Earlier this month, the United States District Court for the Eastern District of Texas approved a consent judgment vacating the Consumer Financial Protection Bureau’s (CFPB) Medical Debt Rule. The decision holds that the CFPB exceeded its authority under the Fair Credit Reporting Act (FCRA) and violated the Administrative Procedure Act (APA) when enacting the Rule. This development has significant implications for healthcare providers and other entities involved in the reporting and use of medical debt information.
Background: The Medical Debt Rule and FCRA
The FCRA, permits Credit Reporting Agencies (CRAs) to report medical debt information—provided it is coded to protect patient privacy—i.e., it does not disclose the patient’s health condition or procedure.
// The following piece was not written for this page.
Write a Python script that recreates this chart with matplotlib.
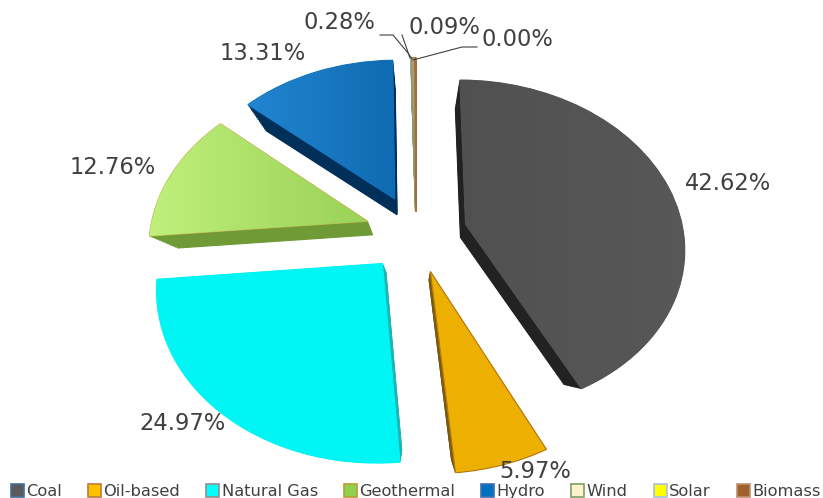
import numpy as np
import matplotlib
matplotlib.use("Agg")
import matplotlib.pyplot as plt
from matplotlib.patches import Patch
from matplotlib.transforms import Transform

LABELS = ["Coal", "Oil-based", "Natural Gas", "Geothermal", "Hydro", "Wind", "Solar", "Biomass"]
VALUES = [42.62, 5.97, 24.97, 12.76, 13.31, 0.28, 0.09, 0.00]
EXPLODE = [0.235] * 8
FACE = ["#555555", "#EDB000", "#00F5F5", "#A8DC62", "#1474BE", "#A8A070", "#B87A48", "#A86A3A"]
SIDE = ["#222222", "#7A5A10", "#1FB5B5", "#6F9A36", "#00305A", "#8A9A70", "#A86A3A", "#A86A3A"]
EDGE = ["#555555", "#B87A10", "#00F5F5", "#C8B050", "#1474BE", "#8A9A70", "#A86A3A", "#A86A3A"]
LEG_FACE = ["#5A5A5A", "#FFC000", "#00FFFF", "#92D050", "#0070C0", "#FFF2CC", "#FFFF00", "#A0622D"]
LEG_EDGE = ["#44709A", "#C07840", "#909090", "#B8A030", "#4070B0", "#80A060", "#A8C0E0", "#C09070"]
GRAD = {0: ("#505050", "#585858"), 3: ("#C2F27E", "#98D055"), 4: ("#2488D4", "#0E6AB0")}
PCT_POS = [(728, 183, "42.62%"), (535, 471, "5.97%"), (183, 423, "24.97%"), (113, 167, "12.76%"),
           (263, 53, "13.31%"), (339, 22, "0.28%"), (444, 27, "0.09%"), (517, 39, "0.00%")]

CENTER = (416, 233)
VANISH = (417, 350)
DEPTH = 0.105


class Persp(Transform):
    # unit pie disc -> pixel coords, tilted, scaled `d` toward the vanishing point
    input_dims = output_dims = 2

    def __init__(self, d=0.0, k=0.13, a=218, b=165):
        super().__init__()
        self.d, self.k, self.a, self.b = d, k, a, b

    def transform_non_affine(self, xy):
        xy = np.asarray(xy, float)
        s = 1 / (1 + self.k * xy[:, 1])
        px = CENTER[0] + self.a * s * xy[:, 0]
        py = CENTER[1] - self.b * s * xy[:, 1]
        px = px + (VANISH[0] - px) * self.d
        py = py + (VANISH[1] - py) * self.d
        return np.column_stack([px, py])


def draw_pie(ax, d, colors, edges, lw):
    wedges, _ = ax.pie(VALUES, explode=EXPLODE, startangle=90, counterclock=False, colors=colors,
                       wedgeprops={"linewidth": lw})
    for w, e in zip(wedges, edges):
        w.set_edgecolor(e)
        w.set_transform(Persp(d) + ax.transData)
    return wedges


fig = plt.figure(figsize=(8.23, 4.98), dpi=100)
ax = fig.add_axes([0, 0, 1, 1])

# extruded sides: stack of dark copies, back to front
for d in np.linspace(DEPTH, 0.005, 14):
    draw_pie(ax, d, SIDE, SIDE, 0.8)
faces = draw_pie(ax, 0.0, FACE, EDGE, 0.8)

for i, (c0, c1) in GRAD.items():
    cmap = matplotlib.colors.LinearSegmentedColormap.from_list("g%d" % i, [c0, c1])
    x0, x1 = {0: (440, 700), 3: (130, 380), 4: (230, 405)}[i]
    im = ax.imshow(np.linspace(0, 1, 64)[None, :], extent=(x0, x1, 498, 0), cmap=cmap, aspect="auto", zorder=1.5)
    im.set_clip_path(faces[i])

ax.set_aspect("auto")
ax.set_xlim(0, 823)
ax.set_ylim(498, 0)
ax.axis("off")

for x, y, s in PCT_POS:
    ax.text(x, y, s, ha="center", va="center", fontsize=16.3, color="#404040", zorder=5)

# leader lines of the three tiny slices
ax.plot([380, 393, 408, 412], [35, 35, 53, 59], color="#404040", lw=0.8, zorder=4)
ax.plot([402, 410], [35, 58], color="#404040", lw=0.8, zorder=4)
ax.plot([477, 462, 413], [47, 47, 60], color="#404040", lw=0.8, zorder=4)

handles = [Patch(facecolor=f, edgecolor=e, linewidth=1.2, label=l) for f, e, l in zip(LEG_FACE, LEG_EDGE, LABELS)]
fig.legend(handles=handles, ncol=8, loc="center", bbox_to_anchor=(0.505, 0.013), frameon=False, fontsize=11.7,
           handlelength=0.8, handleheight=0.9, handletextpad=0.15, columnspacing=1.6, labelcolor="#404040",
           borderpad=0, borderaxespad=0)

fig.savefig("out.png", dpi=100)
Continuing with its efforts to prioritize medical debt rulemaking, the CFPB’s Medical Debt Rule, finalized in January 2025, sought to prohibit CRAs from including any medical debt information in consumer reports provided to creditors and barred creditors from considering medical debt information in credit decisions, regardless of coding.
Trade associations representing credit unions and consumer data industries challenged the Rule, arguing it conflicted with FCRA’s express provisions and exceeded the Bureau’s regulatory authority. The CFPB, under new leadership, ultimately agreed with the challengers, leading to a joint motion for consent judgment to vacate the Rule.
Court’s Analysis and Ruling
The Court’s decision addressed several key issues:
- Statutory Authority: The Court found that FCRA explicitly authorizes CRAs to report, and creditors to use, coded medical debt information. The Medical Debt Rule’s blanket prohibition was deemed irreconcilable with the statute’s plain text.
- Administrative Procedure Act: The Court held that the Rule violated the APA by exceeding the Bureau’s statutory jurisdiction and authority.
- Standing: The Court confirmed that the trade associations had associational standing to challenge the Rule, based on compliance costs and the impact on their members’ business operations. The Court found that at least one of the trade associations also had direct standing because “it earns considerable revenue from training healthcare providers and other furnishers of medical debt how to use ‘Metro 2,’ a standardized electronic format used by companies that furnish data to CRAs [and] if medical debt cannot be reported to CRAs, then ‘the demand for [the] CDIA’s training services will decrease,” resulting in financial harm.”
- Remedy: The Court ordered full vacatur of the Medical Debt Rule, finding that all substantive provisions were unlawful and that severability analysis was unnecessary.
Implications for Providers, Creditors and CRAs
While healthcare providers may welcome the roll back of the Medical Debt Rule, providers should be mindful of the implications of the Court’s decision in the broader context.
- Credit Reporting Practices: CRAs may continue to report coded medical debt information in consumer reports so long as the reporting is consistent with coding requirements under FCRA.
- Status Quo: By vacating the Medical Debt Rule, patients will continue to be incentivized to pay medical bills that appear on their credit reports that they may not otherwise have had the Medical Debt Rule taken effect. Providers will not have to rely solely on up front collections.
- Credit Decision-Making: Creditors, including those in the medical field, can consider coded medical debt information when assessing a patient’s creditworthiness. This could influence decisions on payment plans or financing options for healthcare services.
- Regulatory Compliance: Healthcare professionals should be aware of the regulatory landscape and ensure that their practices align with the current legal framework. The court’s decision underscores the importance of understanding how federal regulations can impact financial practices in the healthcare sector.
- Future Regulatory Changes: While the Court’s ruling provides clarity for now, healthcare professionals should stay informed about potential future changes in financial regulations that could affect their operations. The CFPB or other regulatory bodies may propose new rules or amendments in response to this decision.
- State Law: Although, the Court noted that “any state law purporting to prohibit a CRA from furnishing a credit report with coded medical information would be inconsistent with FCRA and therefore preempted[,]” fourteen states have legislation which impact medical debt reporting on credit reports. States have attempted to circumvent “preemption” by targeting users of the credit reports and contracts between healthcare providers and debt purchasers.
Conclusion
The Court’s decision restores the longstanding FCRA framework governing the reporting and use of medical debt information in credit decisions. Healthcare providers and other affected entities should review their compliance policies to ensure alignment with FCRA’s existing requirements. Ongoing monitoring of regulatory developments in this area remains advisable.